My husband said to me, "Isn't the fact that you're attending a workshop called 'Film Is Not Dead' mean that it film is dead?" Me, "NO!" I let my husband know that there has been a bit of a resurgence in film photography. Labs that were closing down are suddenly hiring again. Sure, it is not the same as fifteen years ago, or even ten years ago but people are discovering the quality can't be beat with digital.
And the biggest evangelist of this is Jonathan Canlas. Pictured below:
I am so so so so happy I signed up for his workshop! As soon as I signed up I was allowed access to the FIND Facebook group and the FIND forum. Wow, this alone was worth the price of the workshop. The group has formed an amazing world-wide community of awesome photographers posting 24/7.
Being in the forum gave me the courage to experiment with film before the workshop. I borrowed my friend's Leica M6 to experiment. After shooting with the Leica I wasn't sure film was for me. Focusing the range finder took some getting used to and I wasn't sure I was getting decent shots. For one roll I thought I was shooting color but oops, it was black and white! And when I finished a roll of film and didn't have any more frames I wanted to "chimp" through my images to delete the so-so ones to take more. I was a little spoiled by the instant gratification of digital. But then I saw the results (that I didn't have to Photoshop) and film is pretty appealing.
Yes, I want a Leica now! (Full disclosure, being a FINDer opens a can of worms for new gear you are going to want. Not that there's not an insane list of gear I want for my digital stuff too. Gear crushing is the curse of every photographer.)

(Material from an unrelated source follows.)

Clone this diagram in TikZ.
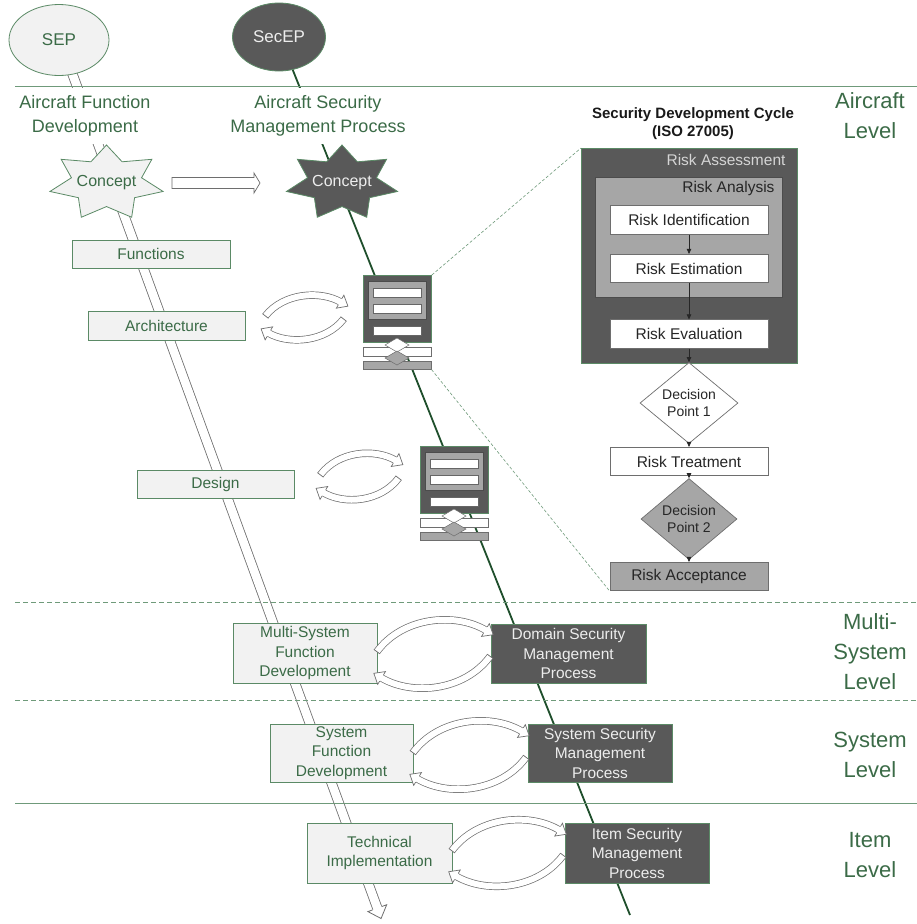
\documentclass[tikz,border=0pt]{standalone}
\usepackage{fontspec}
\setmainfont{Liberation Sans}
\usetikzlibrary{shapes.geometric,arrows.meta,decorations.markings,calc}

\definecolor{gtext}{HTML}{3B6B47}
\definecolor{gborder}{HTML}{5B8A66}
\definecolor{lfill}{HTML}{F2F2F2}
\definecolor{dfill}{HTML}{595959}
\definecolor{mgray}{HTML}{A6A6A6}
\definecolor{agray}{HTML}{6E6E6E}
\definecolor{sline}{HTML}{1F4F2C}
\definecolor{hline}{HTML}{6F9A7A}
\definecolor{ltext}{HTML}{EDEDED}

\newcommand\fA{\fontsize{15.5}{19.5}\selectfont}

\tikzset{
  lbox/.style={draw=gborder, fill=lfill, text=gtext, font=\fA, align=center, inner sep=0pt, line width=0.8pt},
  dbox/.style={draw=gborder, fill=dfill, text=ltext, font=\fA, align=center, inner sep=0pt, line width=0.8pt},
  wbox/.style={draw=agray, fill=white, text=black!85, font=\fA, align=center, inner sep=0pt, line width=0.7pt, minimum width=158pt, minimum height=28.5pt},
  gbox/.style={wbox, fill=mgray},
  headtext/.style={fill=white, text=gtext, font=\fontsize{18}{24}\selectfont, align=center, minimum height=56pt, inner sep=1pt},
  lvl/.style={text=gtext, font=\fontsize{22}{30}\selectfont, align=center},
  flowarrow/.style={-{Triangle[length=5pt,width=4.5pt]}, black!85, line width=0.6pt},
  conndash/.style={hline, line width=0.6pt, dash pattern=on 3pt off 2pt},
  levelline/.style={hline, line width=0.8pt},
  lensshaft/.style={agray, line width=0.7pt, double=white, double distance=6pt},
  lensmark/.style={decorate, decoration={markings,
    mark=at position 0 with {\draw[agray, line width=0.7pt] (0pt,-3.7pt) -- (0pt,3.7pt);},
    mark=at position 0.999 with {\fill[white] (-1pt,-7.5pt) -- (8pt,0pt) -- (-1pt,7.5pt) -- cycle;
      \draw[agray, line width=0.7pt, line join=miter] (-1pt,-3.7pt) -- (-1pt,-7.5pt) -- (8pt,0pt) -- (-1pt,7.5pt) -- (-1pt,3.7pt);}}},
}

\newcommand\lensarrow[8]{%
  \draw[lensshaft] ({#1},{#2}) .. controls ({#3},{#4}) and ({#5},{#6}) .. ({#7},{#8});
  \path[lensmark] ({#1},{#2}) .. controls ({#3},{#4}) and ({#5},{#6}) .. ({#7},{#8});
}
\newcommand\lenspair[4]{%
  \lensarrow{#1+0.04*#3}{#2+0.47*#4}{#1+0.25*#3}{#2+0.02*#4}{#1+0.68*#3}{#2-0.04*#4}{#1+0.93*#3}{#2+0.2*#4}
  \lensarrow{#1+0.96*#3}{#2+0.53*#4}{#1+0.75*#3}{#2+0.98*#4}{#1+0.32*#3}{#2+1.04*#4}{#1+0.07*#3}{#2+0.8*#4}
}
% cx cy rx ry style
\newcommand\sevenstar[5]{%
  \draw[#5] plot[samples at={0,...,13}, variable=\k]
    ({#1+(#3*(1-mod(\k,2))+0.62*#3*mod(\k,2))*cos(90+25.7143*\k)},
     {#2-(#4*(1-mod(\k,2))+0.62*#4*mod(\k,2))*sin(90+25.7143*\k)}) -- cycle;
}
% name x y
\newcommand\secicon[3]{%
  \node[draw=gborder, fill=dfill, line width=0.8pt, minimum width=68pt, minimum height=67pt, inner sep=0pt, anchor=north west] (#1) at (#2,#3) {};
  \draw[fill=mgray, draw=black!70, line width=0.5pt] ({#2+5},{#3+6}) rectangle ({#2+63},{#3+44});
  \draw[fill=white, draw=black!60, line width=0.5pt] ({#2+10},{#3+13}) rectangle ({#2+58},{#3+22});
  \draw[fill=white, draw=black!60, line width=0.5pt] ({#2+10},{#3+29}) rectangle ({#2+58},{#3+38});
  \draw[fill=white, draw=black!60, line width=0.5pt] ({#2+10},{#3+51}) rectangle ({#2+58},{#3+60});
  \draw[fill=white, draw=agray, line width=0.5pt] ({#2},{#3+72}) rectangle ({#2+68},{#3+81});
  \node[draw=agray, fill=mgray, line width=0.5pt, minimum width=68pt, minimum height=8pt, inner sep=0pt, anchor=north west] (#1b) at (#2,{#3+86}) {};
  \draw[fill=white, draw=agray, line width=0.5pt] ({#2+34},{#3+63}) -- ({#2+46},{#3+70}) -- ({#2+34},{#3+77}) -- ({#2+22},{#3+70}) -- cycle;
  \draw[fill=mgray, draw=agray, line width=0.5pt] ({#2+34},{#3+76}) -- ({#2+46},{#3+83}) -- ({#2+34},{#3+90}) -- ({#2+22},{#3+83}) -- cycle;
}

\begin{document}
\begin{tikzpicture}[x=1pt,y=-1pt]
\useasboundingbox[fill=white] (0,0) rectangle (917,924);

% process lines
\coordinate (sepS) at (71,70);
\coordinate (sepE) at (378,910);
\draw[agray, line width=0.8pt, double=white, double distance=8.5pt] (sepS) -- (sepE);
\path[decorate, decoration={markings, mark=at position 0.999 with {\fill[white] (-1pt,-10pt) -- (10pt,0pt) -- (-1pt,10pt) -- cycle;
   \draw[agray, line width=0.8pt, line join=miter] (-1pt,-5pt) -- (-1pt,-10pt) -- (10pt,0pt) -- (-1pt,10pt) -- (-1pt,5pt);}}] (sepS) -- (sepE);
\coordinate (secS) at (292,68);
\coordinate (secE) at (630,915);
\draw[sline, line width=1.8pt] (secS) -- (secE);

% top ellipses
\node[ellipse, draw=gborder, fill=lfill, line width=0.8pt, minimum width=100pt, minimum height=71pt, text=gtext, font=\fontsize{17}{20}\selectfont] (sep) at (59,40) {SEP};
\node[ellipse, draw=gborder, fill=dfill, line width=0.8pt, minimum width=93pt, minimum height=68pt, text=ltext, font=\fontsize{17}{20}\selectfont] (secep) at (279,37) {SecEP};

% headings
\node[headtext] (hA) at (85,116) {Aircraft Function\\Development};
\node[headtext] (hB) at (318,116) {Aircraft Security\\Management Process};

% level lines
\draw[levelline] (15,86) -- (917,86);
\draw[levelline, dash pattern=on 5pt off 3pt] (15,602) -- (917,602);
\draw[levelline, dash pattern=on 5pt off 3pt] (15,700) -- (917,700);
\draw[levelline] (15,803) -- (917,803);

% concept stars
\sevenstar{106.5}{183}{58}{38}{draw=gborder, fill=lfill, line width=0.8pt}
\node[text=gtext, font=\fontsize{16}{19}\selectfont] (conA) at (106.5,183) {Concept};
\sevenstar{342}{183}{57}{38}{draw=gborder, fill=dfill, line width=0.8pt}
\node[text=ltext, font=\fontsize{16}{19}\selectfont] (conB) at (342,183) {Concept};
\draw[agray, fill=white, line width=0.7pt] (172,177.5) -- (254,177.5) -- (254,173) -- (260,183) -- (254,193) -- (254,188.5) -- (172,188.5) -- cycle;

% development boxes
\node[lbox, minimum width=158pt, minimum height=28pt] (fun) at (151,254) {Functions};
\node[lbox, minimum width=157pt, minimum height=29pt] (arch) at (166.5,325.5) {Architecture};
\node[lbox, minimum width=157pt, minimum height=28pt] (des) at (215.5,484) {Design};
\node[lbox, minimum width=144pt, minimum height=60pt] (msf) at (305,653) {Multi-System\\Function\\Development};
\node[dbox, minimum width=155pt, minimum height=59pt] (dsm) at (568.5,653.5) {Domain Security\\Management\\Process};
\node[lbox, minimum width=143pt, minimum height=58pt] (sfd) at (341.5,753) {System\\Function\\Development};
\node[dbox, minimum width=144pt, minimum height=58pt] (ssm) at (600,753) {System Security\\Management\\Process};
\node[lbox, minimum width=145pt, minimum height=60pt] (tim) at (379.5,853) {Technical\\Implementation};
\node[dbox, minimum width=144pt, minimum height=60pt] (ism) at (637,853) {Item Security\\Management\\Process};

% icons
\secicon{icA}{363}{275}
\secicon{icB}{420}{446}

% exchange arrows
\lenspair{262}{292}{85}{51}
\lenspair{317}{450}{85}{53}
\lenspair{372}{615}{123}{78}
\lenspair{408}{716}{123}{78}
\lenspair{447}{815}{121}{76}

% security development cycle
\node[font=\bfseries\fontsize{15}{18}\selectfont, align=center, text=black!90] (title) at (693,124) {Security Development Cycle\\(ISO 27005)};
\node[draw=gborder, fill=dfill, line width=0.8pt, minimum width=216pt, minimum height=215pt, inner sep=0pt, anchor=north west] (RA) at (581,148) {};
\node[text=ltext!90!black, font=\fA, anchor=east] (RAt) at (789,160) {Risk Assessment};
\node[draw=black!70, fill=mgray, line width=0.6pt, minimum width=187pt, minimum height=120pt, inner sep=0pt, anchor=north west] (RAn) at (595,177) {};
\node[text=black!85, font=\fA, anchor=east] (RAnt) at (778,188) {Risk Analysis};
\node[wbox] (RI) at (689,220) {Risk Identification};
\node[wbox] (RE) at (689,268.5) {Risk Estimation};
\node[wbox] (REv) at (689,334) {Risk Evaluation};
\node[diamond, draw=agray, fill=white, line width=0.7pt, minimum width=98pt, minimum height=58pt, inner sep=0pt, align=center, text=black!85, font=\fontsize{14}{17}\selectfont] (D1) at (689,403) {Decision\\Point 1};
\node[wbox] (RT) at (689,461.5) {Risk Treatment};
\node[diamond, draw=agray, fill=mgray, line width=0.7pt, minimum width=96pt, minimum height=58pt, inner sep=0pt, align=center, text=black!85, font=\fontsize{14}{17}\selectfont] (D2) at (689,519) {Decision\\Point 2};
\node[gbox] (RAc) at (689,576.5) {Risk Acceptance};
\draw[flowarrow] (RI) -- (RE);
\draw[flowarrow] (RE) -- (REv);
\draw[flowarrow] (REv) -- (D1);
\draw[flowarrow] (D1) -- (RT);
\draw[flowarrow] (RT) -- (D2);
\draw[flowarrow] (D2) -- (RAc);

% zoom connectors
\draw[conndash] (icA.north east) -- (RA.north west);
\draw[conndash] (icAb.south east) -- (RAc.south west);

% level labels
\node[lvl] (lvA) at (870,116) {Aircraft\\Level};
\node[lvl] (lvM) at (870,652) {Multi-\\System\\Level};
\node[lvl] (lvS) at (870,755) {System\\Level};
\node[lvl] (lvI) at (870,855) {Item\\Level};
\end{tikzpicture}
\end{document}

Being on the "thrifty" side I decided to buy a 35mm Nikon F100 (even though most folks shoot medium format) to capture some photos on film. I figured I could use my Nikon lenses I use on my D700 with the F100 and save myself some cash. I finally tested out my Nikon F100 at the workshop and sadly, the piece of crap I got off of eBay is not focusing correctly. It felt off but when I got the film back, I knew for sure. The ones that were in focus though... wow! I love the color. Here are a few samples from my piece of crap camera. Yes, a piece of crap camera took these:
Once again, no Photoshop people! (Disclosure #2: I have a love/hate relationship with Photoshop. I love what I can do with it. I hate it for the amount of time it sucks out of me.) Results like this without the post-processing is really luring me in.
I've been continuing to shoot digital in my sessions since the workshop, but as the year goes on I may add a film option for my sessions (once I get that F100 fixed, or bite the bullet for a medium format camera.) Regardless if I chose to continue shooting digitally or in film I will say that the Film Is Not Dead workshop was well worth my money. It has made me a better photographer regardless of the medium. The best part of the workshop was meeting the amazing people in FIND in person and the awesome Jonathan Canlas. Thank you Jon for coming to Seattle! You have a friend in Seattle for life.